Supplied material -
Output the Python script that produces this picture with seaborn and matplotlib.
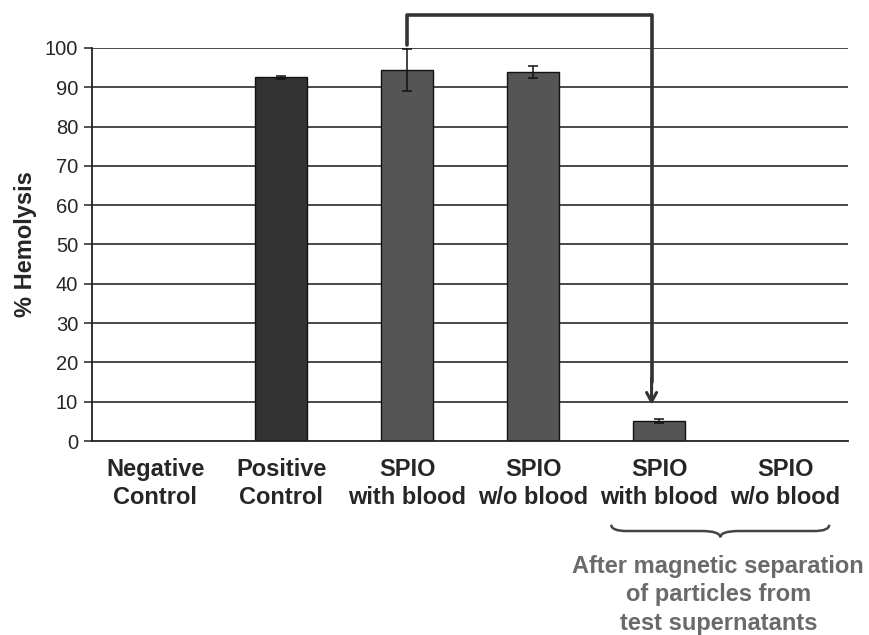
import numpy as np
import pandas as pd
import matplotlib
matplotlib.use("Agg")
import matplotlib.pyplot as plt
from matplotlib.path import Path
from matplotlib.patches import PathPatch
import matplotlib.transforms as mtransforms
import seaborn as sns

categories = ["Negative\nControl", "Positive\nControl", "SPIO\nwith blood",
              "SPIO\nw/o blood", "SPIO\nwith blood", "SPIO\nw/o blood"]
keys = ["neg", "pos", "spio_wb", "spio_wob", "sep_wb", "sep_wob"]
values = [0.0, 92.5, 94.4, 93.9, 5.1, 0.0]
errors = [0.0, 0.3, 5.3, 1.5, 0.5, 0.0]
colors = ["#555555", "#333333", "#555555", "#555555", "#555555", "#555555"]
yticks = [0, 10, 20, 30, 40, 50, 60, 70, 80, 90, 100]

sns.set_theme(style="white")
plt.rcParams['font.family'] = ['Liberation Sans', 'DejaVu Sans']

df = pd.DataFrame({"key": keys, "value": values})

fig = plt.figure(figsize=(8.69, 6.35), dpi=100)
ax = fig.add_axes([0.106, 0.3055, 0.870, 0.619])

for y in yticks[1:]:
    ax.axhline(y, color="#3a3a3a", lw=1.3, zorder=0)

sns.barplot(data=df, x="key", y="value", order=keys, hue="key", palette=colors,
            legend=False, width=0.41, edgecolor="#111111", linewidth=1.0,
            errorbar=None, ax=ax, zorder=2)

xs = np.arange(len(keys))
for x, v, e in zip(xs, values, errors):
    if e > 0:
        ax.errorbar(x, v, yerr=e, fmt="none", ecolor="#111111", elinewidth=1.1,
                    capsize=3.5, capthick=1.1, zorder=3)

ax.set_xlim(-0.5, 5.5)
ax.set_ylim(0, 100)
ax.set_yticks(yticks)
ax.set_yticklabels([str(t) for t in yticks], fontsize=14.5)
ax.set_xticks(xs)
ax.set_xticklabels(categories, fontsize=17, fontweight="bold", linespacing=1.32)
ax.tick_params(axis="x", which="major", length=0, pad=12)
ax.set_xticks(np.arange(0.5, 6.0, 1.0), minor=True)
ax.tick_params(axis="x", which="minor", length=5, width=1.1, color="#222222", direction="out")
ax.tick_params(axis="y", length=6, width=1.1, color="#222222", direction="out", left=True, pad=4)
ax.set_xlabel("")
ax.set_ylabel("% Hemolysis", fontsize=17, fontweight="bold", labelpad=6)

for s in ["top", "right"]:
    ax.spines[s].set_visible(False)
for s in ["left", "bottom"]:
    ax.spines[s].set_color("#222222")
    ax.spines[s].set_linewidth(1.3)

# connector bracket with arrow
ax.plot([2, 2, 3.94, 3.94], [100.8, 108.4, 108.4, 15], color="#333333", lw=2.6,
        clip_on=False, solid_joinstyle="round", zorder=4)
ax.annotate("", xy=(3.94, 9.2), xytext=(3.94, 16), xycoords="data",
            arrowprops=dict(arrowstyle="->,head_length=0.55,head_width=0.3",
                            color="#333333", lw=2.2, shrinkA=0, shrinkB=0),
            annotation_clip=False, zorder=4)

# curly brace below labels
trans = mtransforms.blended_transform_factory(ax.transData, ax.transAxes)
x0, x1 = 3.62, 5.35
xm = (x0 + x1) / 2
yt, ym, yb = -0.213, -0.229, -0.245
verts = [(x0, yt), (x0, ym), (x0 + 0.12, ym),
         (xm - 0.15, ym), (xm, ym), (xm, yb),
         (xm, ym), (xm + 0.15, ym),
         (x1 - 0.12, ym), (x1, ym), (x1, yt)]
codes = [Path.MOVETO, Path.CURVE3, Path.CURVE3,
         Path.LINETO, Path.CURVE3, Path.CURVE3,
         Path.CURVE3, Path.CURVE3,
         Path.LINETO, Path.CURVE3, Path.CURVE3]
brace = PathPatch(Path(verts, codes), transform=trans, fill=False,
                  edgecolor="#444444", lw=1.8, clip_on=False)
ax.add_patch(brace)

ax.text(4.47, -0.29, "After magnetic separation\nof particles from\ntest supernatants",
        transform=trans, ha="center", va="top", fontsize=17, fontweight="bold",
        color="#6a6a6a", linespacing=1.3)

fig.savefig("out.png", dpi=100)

Direction - Gather each line from the listing above that holds "seaborn".

Complete output -
Output the Python script that produces this picture with seaborn and matplotlib.
import seaborn as sns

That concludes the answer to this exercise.